Set the data down again, exactly as it reads, but without the pictures.

================================

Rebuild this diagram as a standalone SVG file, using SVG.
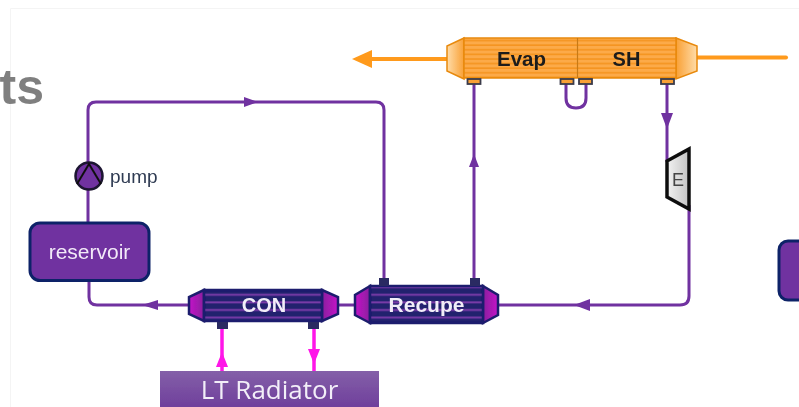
<svg xmlns="http://www.w3.org/2000/svg" width="799" height="407" viewBox="0 0 799 407">
<style>
.pipe{fill:none;stroke:#7030a0;stroke-width:3}
.hot{fill:none;stroke:#ff9a1a;stroke-width:4}
.cold{fill:none;stroke:#ff14e8;stroke-width:3.5}
.t{font-family:"Liberation Sans",Arial,sans-serif;text-anchor:middle}
.hxd{stroke:#1f1f6e;stroke-width:2.5}
.hxo{stroke:#e8890c;stroke-width:1.5}
</style>
<defs>
<filter id="soft" x="0" y="0" width="100%" height="100%" filterUnits="objectBoundingBox"><feGaussianBlur stdDeviation="0.45"/></filter>
<pattern id="dark" width="10" height="7.6" patternUnits="userSpaceOnUse"><rect width="10" height="7.6" fill="#20206e"/><rect y="5" width="10" height="2" fill="#7a3aa8"/></pattern>
<pattern id="org" width="10" height="4.6" patternUnits="userSpaceOnUse"><rect width="10" height="4.6" fill="#fcaa48"/><rect y="3" width="10" height="1.6" fill="#f59420"/></pattern>
<linearGradient id="capo" x1="0" x2="1"><stop offset="0" stop-color="#ffdca8"/><stop offset="1" stop-color="#f9a035"/></linearGradient>
<linearGradient id="capo2" x1="0" x2="1"><stop offset="0" stop-color="#f9a035"/><stop offset="1" stop-color="#ffdca8"/></linearGradient>
<linearGradient id="capm" x1="0" x2="1"><stop offset="0" stop-color="#c414c8"/><stop offset="1" stop-color="#8a1f9e"/></linearGradient>
<linearGradient id="capm2" x1="0" x2="1"><stop offset="0" stop-color="#8a1f9e"/><stop offset="1" stop-color="#c414c8"/></linearGradient>
<linearGradient id="rad" x1="0" x2="0" y1="0" y2="1"><stop offset="0" stop-color="#8460a8"/><stop offset="1" stop-color="#6f3f9c"/></linearGradient>
<linearGradient id="turb" x1="0" x2="1"><stop offset="0" stop-color="#f2f2f2"/><stop offset="1" stop-color="#c4c4c4"/></linearGradient>
</defs>
<rect width="799" height="407" fill="#fff"/>
<g filter="url(#soft)">
<rect width="799" height="407" fill="#fff"/>
<path d="M10.500 407V8.500H799" fill="none" stroke="#f4f4f4"/>
<text class="t" id="title" x="44" y="104" font-size="50" font-weight="700" fill="#7f7f7f" style="text-anchor:end">ts</text>

<g id="connectors">
<path class="pipe" d="M384 279V110Q384 102 376 102H96Q88 102 88 110V223"/>
<path class="pipe" d="M89 281V297Q89 305 97 305H190"/>
<path class="pipe" d="M338 305H356"/>
<path class="pipe" d="M474 84V280"/>
<path class="pipe" d="M566 84V98Q566 108 576 108Q586 108 586 98V84"/>
<path class="pipe" d="M667 84V162"/>
<path class="pipe" d="M689 205V296Q689 305 680 305H498"/>
<path d="M244 97L258 102L244 107Z" fill="#7030a0"/>
<path d="M142 305L158 300V310Z" fill="#7030a0"/>
<path d="M469 167L474 154L479 167Z" fill="#7030a0"/>
<path d="M661 113H673L667 129Z" fill="#7030a0"/>
<path d="M574 305L590 299V311Z" fill="#7030a0"/>
<path class="hot" d="M447 59H368"/>
<path d="M352 59L372 50V68Z" fill="#ff9a1a"/>
<path class="hot" d="M697 57.500H786" stroke-linecap="round"/>
<path class="cold" d="M222 329V372"/>
<path class="cold" d="M314 329V372"/>
<path d="M216 367L222 352L228 367Z" fill="#ff14e8"/>
<path d="M308 349H320L314 364Z" fill="#ff14e8"/>
</g>

<g id="evap-sh">
<path class="hxo" d="M464 38L447 46V71L464 79Z" fill="url(#capo)"/>
<path class="hxo" d="M676 38L697 46V71L676 79Z" fill="url(#capo2)"/>
<rect class="hxo" x="464" y="38" width="212" height="40" fill="url(#org)"/>
<path d="M577.500 38V78" stroke="#c87a18" stroke-width="1.200"/>
<g fill="#f9a035" stroke="#3b3b4a" stroke-width="1.800">
<rect x="467.500" y="79" width="13" height="5"/><rect x="560.500" y="79" width="13" height="5"/><rect x="579" y="79" width="13" height="5"/><rect x="661" y="79" width="13" height="5"/>
</g>
<text class="t" x="521.500" y="65.500" font-size="20.500" font-weight="700" fill="#1c1c1c">Evap</text>
<text class="t" x="626.500" y="65.500" font-size="20" font-weight="700" fill="#1c1c1c">SH</text>
</g>

<g id="turbine">
<path d="M667 161L689 149V209L667 197Z" fill="url(#turb)" stroke="#111" stroke-width="3.500"/>
<text class="t" x="678" y="186" font-size="18" fill="#444">E</text>
</g>

<g id="pump">
<circle cx="89" cy="176" r="13.500" fill="#7030a0" stroke="#1d1530" stroke-width="2.500"/>
<path d="M77 184L89 164L101 184" fill="none" stroke="#111" stroke-width="2"/>
<text x="110" y="183" font-size="19" fill="#2f3b52" font-family="'Liberation Sans',Arial,sans-serif">pump</text>
</g>

<g id="reservoir">
<rect x="30" y="223" width="119" height="57.500" rx="10" fill="#7030a0" stroke="#0f2468" stroke-width="3"/>
<text class="t" x="89.500" y="259" font-size="21" fill="#f2eaf8">reservoir</text>
</g>

<g id="con">
<path class="hxd" d="M204 290L189 297V314L204 321Z" fill="url(#capm)"/>
<path class="hxd" d="M322 290L338 297V314L322 321Z" fill="url(#capm2)"/>
<rect class="hxd" x="204" y="290" width="118" height="31" fill="url(#dark)"/>
<g fill="#2a2a62"><rect x="217" y="322" width="11" height="7"/><rect x="308" y="322" width="11" height="7"/></g>
<text class="t" x="264" y="312" font-size="20" font-weight="700" fill="#f2eef8">CON</text>
</g>

<g id="recupe">
<path class="hxd" d="M370 286L355 295V315L370 323Z" fill="url(#capm)"/>
<path class="hxd" d="M483 286L498 295V315L483 323Z" fill="url(#capm2)"/>
<rect class="hxd" x="370" y="286" width="113" height="37" fill="url(#dark)"/>
<g fill="#2a2a62"><rect x="379" y="278" width="10" height="8"/><rect x="470" y="278" width="10" height="8"/></g>
<text class="t" x="426.500" y="312" font-size="21" font-weight="700" fill="#f2eef8">Recupe</text>
</g>

<g id="lt-radiator">
<rect x="160" y="371" width="219" height="36" fill="url(#rad)"/>
<text class="t" x="269.500" y="399" font-size="26" fill="#f2eef8" style="font-family:'Open Sans','Liberation Sans',sans-serif">LT Radiator</text>
</g>

<g id="right-box">
<rect x="779" y="241" width="40" height="59" rx="9" fill="#7030a0" stroke="#0f2468" stroke-width="3"/>
</g>
</g>
</svg>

================================

• **Exercise output**
Rebuild this diagram as a standalone SVG file, using SVG.
<svg xmlns="http://www.w3.org/2000/svg" width="799" height="407" viewBox="0 0 799 407">
<style>
.pipe{fill:none;stroke:#7030a0;stroke-width:3}
.hot{fill:none;stroke:#ff9a1a;stroke-width:4}
.cold{fill:none;stroke:#ff14e8;stroke-width:3.5}
.t{font-family:"Liberation Sans",Arial,sans-serif;text-anchor:middle}
.hxd{stroke:#1f1f6e;stroke-width:2.5}
.hxo{stroke:#e8890c;stroke-width:1.5}
</style>
<defs>
<filter id="soft" x="0" y="0" width="100%" height="100%" filterUnits="objectBoundingBox"><feGaussianBlur stdDeviation="0.45"/></filter>
<pattern id="dark" width="10" height="7.6" patternUnits="userSpaceOnUse"><rect width="10" height="7.6" fill="#20206e"/><rect y="5" width="10" height="2" fill="#7a3aa8"/></pattern>
<pattern id="org" width="10" height="4.6" patternUnits="userSpaceOnUse"><rect width="10" height="4.6" fill="#fcaa48"/><rect y="3" width="10" height="1.6" fill="#f59420"/></pattern>
<linearGradient id="capo" x1="0" x2="1"><stop offset="0" stop-color="#ffdca8"/><stop offset="1" stop-color="#f9a035"/></linearGradient>
<linearGradient id="capo2" x1="0" x2="1"><stop offset="0" stop-color="#f9a035"/><stop offset="1" stop-color="#ffdca8"/></linearGradient>
<linearGradient id="capm" x1="0" x2="1"><stop offset="0" stop-color="#c414c8"/><stop offset="1" stop-color="#8a1f9e"/></linearGradient>
<linearGradient id="capm2" x1="0" x2="1"><stop offset="0" stop-color="#8a1f9e"/><stop offset="1" stop-color="#c414c8"/></linearGradient>
<linearGradient id="rad" x1="0" x2="0" y1="0" y2="1"><stop offset="0" stop-color="#8460a8"/><stop offset="1" stop-color="#6f3f9c"/></linearGradient>
<linearGradient id="turb" x1="0" x2="1"><stop offset="0" stop-color="#f2f2f2"/><stop offset="1" stop-color="#c4c4c4"/></linearGradient>
</defs>
<rect width="799" height="407" fill="#fff"/>
<g filter="url(#soft)">
<rect width="799" height="407" fill="#fff"/>
<path d="M10.500 407V8.500H799" fill="none" stroke="#f4f4f4"/>
<text class="t" id="title" x="44" y="104" font-size="50" font-weight="700" fill="#7f7f7f" style="text-anchor:end">ts</text>

<g id="connectors">
<path class="pipe" d="M384 279V110Q384 102 376 102H96Q88 102 88 110V223"/>
<path class="pipe" d="M89 281V297Q89 305 97 305H190"/>
<path class="pipe" d="M338 305H356"/>
<path class="pipe" d="M474 84V280"/>
<path class="pipe" d="M566 84V98Q566 108 576 108Q586 108 586 98V84"/>
<path class="pipe" d="M667 84V162"/>
<path class="pipe" d="M689 205V296Q689 305 680 305H498"/>
<path d="M244 97L258 102L244 107Z" fill="#7030a0"/>
<path d="M142 305L158 300V310Z" fill="#7030a0"/>
<path d="M469 167L474 154L479 167Z" fill="#7030a0"/>
<path d="M661 113H673L667 129Z" fill="#7030a0"/>
<path d="M574 305L590 299V311Z" fill="#7030a0"/>
<path class="hot" d="M447 59H368"/>
<path d="M352 59L372 50V68Z" fill="#ff9a1a"/>
<path class="hot" d="M697 57.500H786" stroke-linecap="round"/>
<path class="cold" d="M222 329V372"/>
<path class="cold" d="M314 329V372"/>
<path d="M216 367L222 352L228 367Z" fill="#ff14e8"/>
<path d="M308 349H320L314 364Z" fill="#ff14e8"/>
</g>

<g id="evap-sh">
<path class="hxo" d="M464 38L447 46V71L464 79Z" fill="url(#capo)"/>
<path class="hxo" d="M676 38L697 46V71L676 79Z" fill="url(#capo2)"/>
<rect class="hxo" x="464" y="38" width="212" height="40" fill="url(#org)"/>
<path d="M577.500 38V78" stroke="#c87a18" stroke-width="1.200"/>
<g fill="#f9a035" stroke="#3b3b4a" stroke-width="1.800">
<rect x="467.500" y="79" width="13" height="5"/><rect x="560.500" y="79" width="13" height="5"/><rect x="579" y="79" width="13" height="5"/><rect x="661" y="79" width="13" height="5"/>
</g>
<text class="t" x="521.500" y="65.500" font-size="20.500" font-weight="700" fill="#1c1c1c">Evap</text>
<text class="t" x="626.500" y="65.500" font-size="20" font-weight="700" fill="#1c1c1c">SH</text>
</g>

<g id="turbine">
<path d="M667 161L689 149V209L667 197Z" fill="url(#turb)" stroke="#111" stroke-width="3.500"/>
<text class="t" x="678" y="186" font-size="18" fill="#444">E</text>
</g>

<g id="pump">
<circle cx="89" cy="176" r="13.500" fill="#7030a0" stroke="#1d1530" stroke-width="2.500"/>
<path d="M77 184L89 164L101 184" fill="none" stroke="#111" stroke-width="2"/>
<text x="110" y="183" font-size="19" fill="#2f3b52" font-family="'Liberation Sans',Arial,sans-serif">pump</text>
</g>

<g id="reservoir">
<rect x="30" y="223" width="119" height="57.500" rx="10" fill="#7030a0" stroke="#0f2468" stroke-width="3"/>
<text class="t" x="89.500" y="259" font-size="21" fill="#f2eaf8">reservoir</text>
</g>

<g id="con">
<path class="hxd" d="M204 290L189 297V314L204 321Z" fill="url(#capm)"/>
<path class="hxd" d="M322 290L338 297V314L322 321Z" fill="url(#capm2)"/>
<rect class="hxd" x="204" y="290" width="118" height="31" fill="url(#dark)"/>
<g fill="#2a2a62"><rect x="217" y="322" width="11" height="7"/><rect x="308" y="322" width="11" height="7"/></g>
<text class="t" x="264" y="312" font-size="20" font-weight="700" fill="#f2eef8">CON</text>
</g>

<g id="recupe">
<path class="hxd" d="M370 286L355 295V315L370 323Z" fill="url(#capm)"/>
<path class="hxd" d="M483 286L498 295V315L483 323Z" fill="url(#capm2)"/>
<rect class="hxd" x="370" y="286" width="113" height="37" fill="url(#dark)"/>
<g fill="#2a2a62"><rect x="379" y="278" width="10" height="8"/><rect x="470" y="278" width="10" height="8"/></g>
<text class="t" x="426.500" y="312" font-size="21" font-weight="700" fill="#f2eef8">Recupe</text>
</g>

<g id="lt-radiator">
<rect x="160" y="371" width="219" height="36" fill="url(#rad)"/>
<text class="t" x="269.500" y="399" font-size="26" fill="#f2eef8" style="font-family:'Open Sans','Liberation Sans',sans-serif">LT Radiator</text>
</g>

<g id="right-box">
<rect x="779" y="241" width="40" height="59" rx="9" fill="#7030a0" stroke="#0f2468" stroke-width="3"/>
</g>
</g>
</svg>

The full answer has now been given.